Francis E. Warren (R-WY)

Francis E. Warren of Wyoming served nearly four decades in the Senate. Born in Massachusetts in 1844, Warren served in the Union army during the Civil War, earning a Congressional Medal of Honor, then settled in the territorial boom town of Cheyenne. Over the next two decades, he became a powerful baron of Wyoming’s cattle and sheep industry. He also purchased substantial interests in the Cheyenne and Northern Railroad and the Brush-Swan Electric Company, while pursuing a political career as mayor of Cheyenne, as territorial governor, and as Wyoming’s first state governor in 1890. That same year, the state legislature sent him to the U.S. Senate. Warren’s personal and financial interests were inextricably linked with those of Wyoming, and he championed policies vital to state development, particularly land reclamation and irrigation projects.
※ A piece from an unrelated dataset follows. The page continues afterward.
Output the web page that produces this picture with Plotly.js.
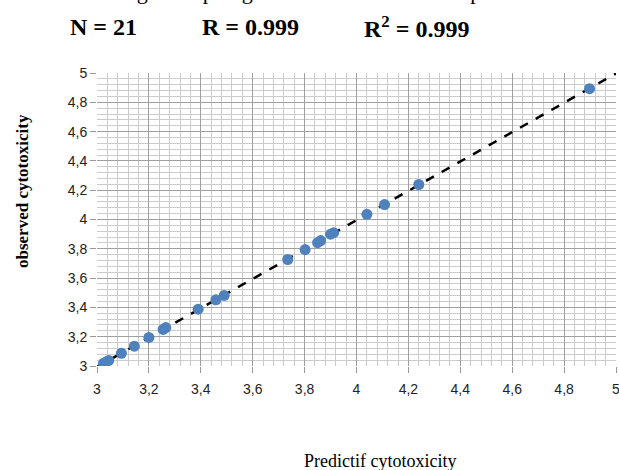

He chaired a number of committees, including the powerful Appropriations Committee, which he controlled for a dozen years between 1911 and 1929. Warren also left his mark by hiring one of the first women to lead a committee staff, Leona Wells, and he appointed an African American, Robert Ogle, to serve as a committee clerk, among the first to reach that professional status in the Senate. When Warren died in office in 1929, he held the distinction of being the first senator to surpass 36 years of service. He was also the last Union soldier to serve in the Senate.